Também deve ser notado como A Casa dos Mortos-Vivos marca o auge das experimentações de Fulci na área dos zumbis. Zombie: A Volta dos Mortos / Zumbi 2: A Volta dos Mortos (1979), uma sequência não-oficial de O Despertar dos Mortos, era uma história mais comum de zumbis, com um impressionante embate entre um morto-vivo e um tubarão sendo o seu único real momento de outro mundo. Já Pavor na Cidade dos Zumbis entrou no terreno experimental derrubando a porta, e Terror nas Trevas é absolutamente fenomenal em seu universo de pesadelos dignos do Teatro do Absurdo. Seguindo tal vertente, A Casa... é o mais estranhão dos quatro, onde o onirismo manda e desmanda da forma como bem entender.
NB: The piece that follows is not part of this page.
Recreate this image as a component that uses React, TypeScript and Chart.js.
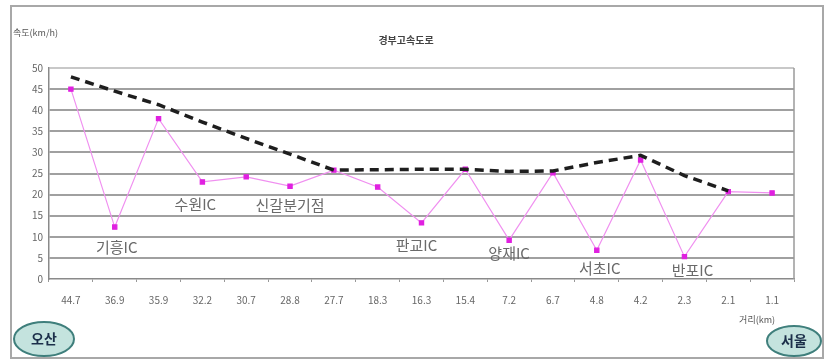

Tem pelo menos duas cenas com a personagem mais enigmática da trama que remetem ao cinema da Nouvelle Vague, principalmente Jacques Rivette e Alain Resnais. (Fulci faria ainda a bizarrice Conquest, uma aventura surrealista e inclassificável de bárbaros, que encontra uma forma de contar com os adoráveis zumbis carniceiros numa sequência.)

The House by the Cemetery foi lançado duas vezes em VHS no Brasil: pela Dado Group, em 1987/1988, como A Casa dos Mortos-Vivos, e pela Reserva Especial, em 1995/1996, como A Casa do Cemitério. Deverá sair em DVD pela Versátil a qualquer instante. Lá fora está disponível em um ótimo Blu-ray pela Blue Underground.

"A vida é muito mais horrível do que qualquer coisa que eu poderia criar."